With the exception of the BSE Fast Moving Consumer Goods index, all other sectoral gauges ended in the positive. BSE Consumer Durables (up 3.98%), BSE Realty (up 3.14%), BSE Healthcare (up 1.95%), BSE Bankex (up 1.67%) and BSE Auto (up 1.49%) were the top gainers. BSE FMCG fell 0.38%.

Cipla (up 5.17%), Jaiprakash Associates (up 4.19%), DLF (up 3.83%), Mahindra & Mahindra (up 3.46%) and State Bank of India (up 3.27%) were the top Sensex gainers. Hindalco Industries (down 1.15%), ITC (down 0.84%), BHEL (down 0.47%), Tata Power (down 0.30%) and ONGC (down 0.28) were at the bottom of the index.

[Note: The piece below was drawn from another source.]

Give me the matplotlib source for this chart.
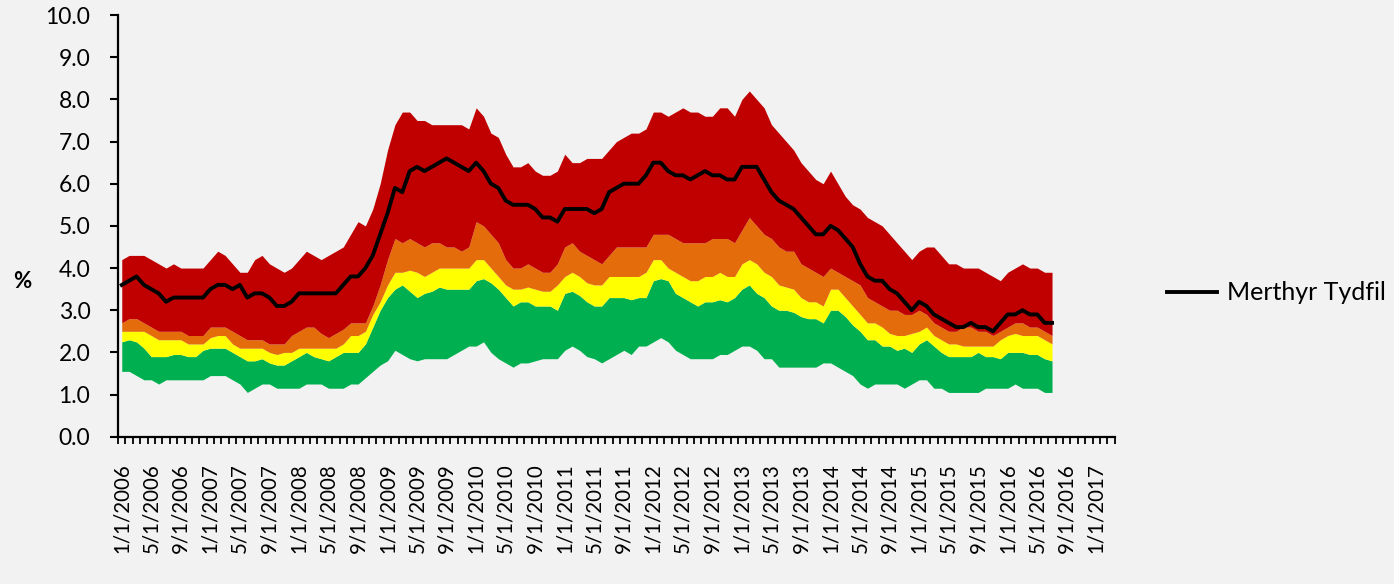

Markets in Asia posted smart gains with the Nikkei 225 leading the pack on weakening of the yen against the dollar and news that some companies will restart production that was halted after the earthquake in Japan. Gains in the region's stock markets are an indication that the global economic recovery is still strong. However, the Shanghai Composite, considered the best performing market so far this year, ended lower today.

The Hang Seng surged 1.70%, the Jakarta Composite gained 1.38%, the KLSE Composite rose 0.76%, the Nikkei 225 jumped 2.64%, the Straits Times advanced 1.26%, the Seoul Composite rose 0.93% and the Taiwan Weighted climbed 0.58%. Bucking the trend, the Shanghai Composite lost 0.07% today.

Back home, continuing its declining trend for the eighth consecutive month, India's iron ore exports in February went down by 18.60% to 10.13 million tonnes (MT), from 12.54 MT in February 2010.

Outbound shipment of the vital steel-making raw material also declined in the April 2010-February 2011 period by 17.98% to 85.43 MT, mainly on account of a ban on exports imposed by the Karnataka government.

Foreign institutional investors continued their buying spree on Tuesday, emerging as net buyers of stocks worth Rs1,291.54 crore. On the other hand, domestic institutional investors were net sellers of stocks worth Rs474.17 crore.

Dr Reddy's Laboratories (up 2.65%) today said it has acquired GlaxoSmithKline's US penicillin manufacturing facility and the rights to the Augmentin and Amoxil brands in the United States for an undisclosed sum.

The acquisition of the oral penicillin manufacturing facility in Bristol and product portfolio was completed on Tuesday and is pursuant to the agreement signed by the companies on 23 November 2010.

IT services major Tata Consultancy Services (up 1.06%) is planning to expand its operations in the European healthcare segment. The company is also planning to acquire companies in the German market which can bring certain domain expertise, particularly in the healthcare segment.

Lanco Infratech (down 1.13%) has signed an agreement for raising debt of Rs5,500 crore from a consortium of financiers led by state-run Power Finance Corporation to finance its upcoming 1,320MW power generation unit in Chhattisgarh. It has raised the debt at an average rate of around 12%-12.5%. The company has signed the loan document for Amarkantak unit 3 and 4, both the expansion units are scheduled to be commissioned in phases by 2014.